S3 "shovel"

What is this?

If you find yourself needing to get files from S3 onto your Greengrass device feel free to use "the shovel".

Notes

This page contains a Greengrass Lambda function that can be used to grab a tar.gz or ZIP file from S3 and will copy it onto the host.

It uses the Greengrass ML Inference feature to accomplish this but it has nothing to do with machine learning. Greengrass ML Inference was designed to deliver large assets, usually related to machine learning, to Greengrass groups in a consistent way.

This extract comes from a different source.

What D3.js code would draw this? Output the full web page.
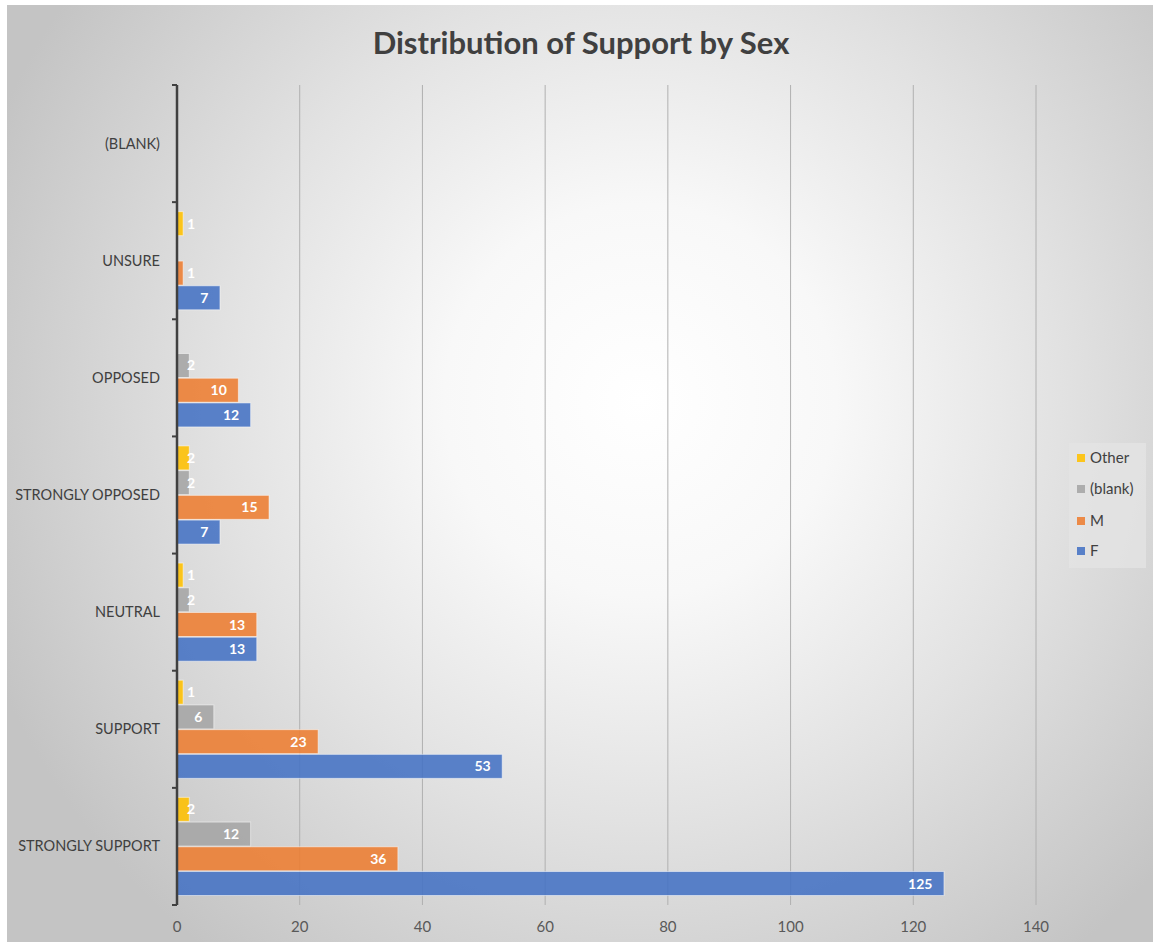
<!DOCTYPE html>
<html>
<head>
<meta charset="utf-8">
<script src="https://cdn.jsdelivr.net/npm/d3@7"></script>
<style>
  html, body { margin: 0; padding: 0; background: #ffffff; }
  svg { display: block; }
  text { font-family: Lato, "Open Sans", sans-serif; }
</style>
</head>
<body>
<svg id="chart" width="1153" height="947"></svg>
<script>
// Response categories, listed top to bottom
const categories = ["(BLANK)", "UNSURE", "OPPOSED", "STRONGLY OPPOSED", "NEUTRAL", "SUPPORT", "STRONGLY SUPPORT"];
// Series drawn top to bottom inside each category
const seriesNames = ["Other", "(blank)", "M", "F"];
const seriesColors = ["#FFC000", "#A5A5A5", "#ED7D31", "#4472C4"];
// Counts per category (null = no bar)
const otherValues = [null, 1, null, 2, 1, 1, 2];
const blankValues = [null, null, 2, 2, 2, 6, 12];
const mValues     = [null, 1, 10, 15, 13, 23, 36];
const fValues     = [null, 7, 12, 7, 13, 53, 125];
const xTicks = [0, 20, 40, 60, 80, 100, 120, 140];

const seriesValues = [otherValues, blankValues, mValues, fValues];

const W = 1153, H = 947;
const svg = d3.select("#chart");

// Background: chart frame with soft radial shading
const defs = svg.append("defs");
const grad = defs.append("radialGradient")
  .attr("id", "bgGrad")
  .attr("gradientUnits", "userSpaceOnUse")
  .attr("cx", 640).attr("cy", 400).attr("r", 700);
grad.append("stop").attr("offset", "0%").attr("stop-color", "#ffffff");
grad.append("stop").attr("offset", "28%").attr("stop-color", "#f8f8f8");
grad.append("stop").attr("offset", "60%").attr("stop-color", "#e2e2e2");
grad.append("stop").attr("offset", "100%").attr("stop-color", "#c4c4c4");

svg.append("rect").attr("x", 7).attr("y", 5).attr("width", W - 7).attr("height", 937)
  .attr("fill", "url(#bgGrad)");

// Title
svg.append("text")
  .attr("x", 581).attr("y", 54)
  .attr("text-anchor", "middle")
  .attr("font-size", 31).attr("font-weight", "bold")
  .attr("fill", "#404040")
  .text("Distribution of Support by Sex");

const plotTop = 85, plotBottom = 905;
const x = d3.scaleLinear().domain([0, 140]).range([177, 1036]);
const y = d3.scaleBand().domain(categories).range([plotTop, plotBottom]).padding(0);
const ySub = d3.scaleBand().domain(seriesNames)
  .range([9.5, y.bandwidth() - 9.5]).paddingInner(0.03);

// Vertical gridlines
svg.append("g").selectAll("line")
  .data(xTicks.filter(d => d > 0))
  .join("line")
  .attr("x1", d => x(d)).attr("x2", d => x(d))
  .attr("y1", plotTop).attr("y2", plotBottom)
  .attr("stroke", "#b0b0b0").attr("stroke-width", 1);

// X tick labels
svg.append("g").selectAll("text")
  .data(xTicks)
  .join("text")
  .attr("x", d => x(d)).attr("y", 932)
  .attr("text-anchor", "middle")
  .attr("font-size", 15).attr("fill", "#595959")
  .text(d => d);

// Bars
const barData = [];
categories.forEach((c, i) => {
  seriesNames.forEach((s, j) => {
    const v = seriesValues[j][i];
    if (v != null) barData.push({ cat: c, series: s, color: seriesColors[j], value: v });
  });
});

const bars = svg.append("g");
bars.selectAll("rect")
  .data(barData)
  .join("rect")
  .attr("x", x(0))
  .attr("y", d => y(d.cat) + ySub(d.series))
  .attr("width", d => x(d.value) - x(0))
  .attr("height", ySub.bandwidth())
  .attr("fill", d => d.color)
  .attr("fill-opacity", 0.88)
  .attr("stroke", "#ffffff").attr("stroke-opacity", 0.5).attr("stroke-width", 1);

// Value labels at the inside end of each bar
const labels = svg.append("g");
labels.selectAll("text")
  .data(barData)
  .join("text")
  .attr("y", d => y(d.cat) + ySub(d.series) + ySub.bandwidth() / 2 + 5)
  .attr("font-size", 14).attr("font-weight", "bold")
  .attr("fill", "#ffffff")
  .text(d => d.value)
  .each(function(d) {
    const w = this.getComputedTextLength();
    const xr = x(d.value) - 11.5 - w;
    d3.select(this).attr("x", Math.max(xr, x(0) + 10));
  });

// Category axis line with boundary ticks
const axisG = svg.append("g");
axisG.append("line")
  .attr("x1", x(0)).attr("x2", x(0))
  .attr("y1", plotTop).attr("y2", plotBottom)
  .attr("stroke", "#404040").attr("stroke-width", 2.5);
const bounds = categories.map(c => y(c)).concat([plotBottom]);
axisG.selectAll("line.tick")
  .data(bounds)
  .join("line")
  .attr("class", "tick")
  .attr("x1", x(0) - 5).attr("x2", x(0))
  .attr("y1", d => d).attr("y2", d => d)
  .attr("stroke", "#404040").attr("stroke-width", 2);

// Category labels
axisG.selectAll("text")
  .data(categories)
  .join("text")
  .attr("x", 160)
  .attr("y", d => y(d) + y.bandwidth() / 2 + 5)
  .attr("text-anchor", "end")
  .attr("font-size", 14.5).attr("fill", "#404040")
  .text(d => d);

// Legend (F at bottom, Other at top)
const legend = svg.append("g");
legend.append("rect")
  .attr("x", 1069).attr("y", 443).attr("width", 77).attr("height", 125)
  .attr("fill", "#e4e4e4").attr("fill-opacity", 0.8);
const legY = [458, 489, 521, 551];
seriesNames.forEach((s, j) => {
  legend.append("rect")
    .attr("x", 1077).attr("y", legY[j] - 4).attr("width", 8).attr("height", 8)
    .attr("fill", seriesColors[j]).attr("fill-opacity", 0.88);
  legend.append("text")
    .attr("x", 1090).attr("y", legY[j] + 5)
    .attr("font-size", 15).attr("fill", "#404040")
    .text(s);
});
</script>
</body>
</html>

For reference the resource definitions I used while testing are at the bottom of this document.

What do you need to do?

  • tar.gz compress or ZIP your asset
  • Upload the asset to S3
  • Give the Greengrass service role (not the Greengrass group role) permission to access the asset in S3
    • For development purposes you can temporarily grant it read-only access to all S3 assets in your account using the managed policy with ARN arn:aws:iam::aws:policy/AmazonS3ReadOnlyAccess
  • Create a Greengrass resource definition with two entries:
    • The destination entry - this maps a local volume resource into the container with read-write permissions that the Lambda function will copy the assets into once they are downloaded
    • The source entry - this is the S3 URI of the asset as well as the path that it should be extracted to inside of the Lambda function container
  • Create a Greengrass function definition with these settings:
    • Long running/pinned, so it runs immediately
    • References both of the resource definition entries above
    • Sets environment variable AWS_IOT_THING_NAME to the thing name of the Greengrass core thing
    • Sets environment variable INPUT_PATH to the S3 resource's path. For example, if the S3 resource's path is /tmp/extract then INPUT_PATH must be /tmp/extract
    • Sets the environment variable OUTPUT_PATH to the volume resource's destination path with an additional directory name appended to it. For example, if the volume resource's destination path is /roottmp/s3shovel the OUTPUT_PATH could be /roottmp/s3shovel/extracted. The volume resource's destination path and the OUTPUT_PATH can not be the same.
  • Make sure that ggc_user has the correct permissions to create the output directory. The output directory is the source path of the volume resource plus the additional path information added to OUTPUT_PATH. I used /tmp as my source path so ggc_user needs to have the correct permissions to create /tmp/extracted on the host.
  • Use the shovel code below

S3ShovelPython3.py

# ML Inference downloads a file from S3, unzips it to a known location, and this function copies that function to the
# host using a local volume resource

import json
import logging
import os
import platform
import shutil
from pathlib import Path

import greengrasssdk

# Creating a greengrass core sdk client
client = greengrasssdk.client('iot-data')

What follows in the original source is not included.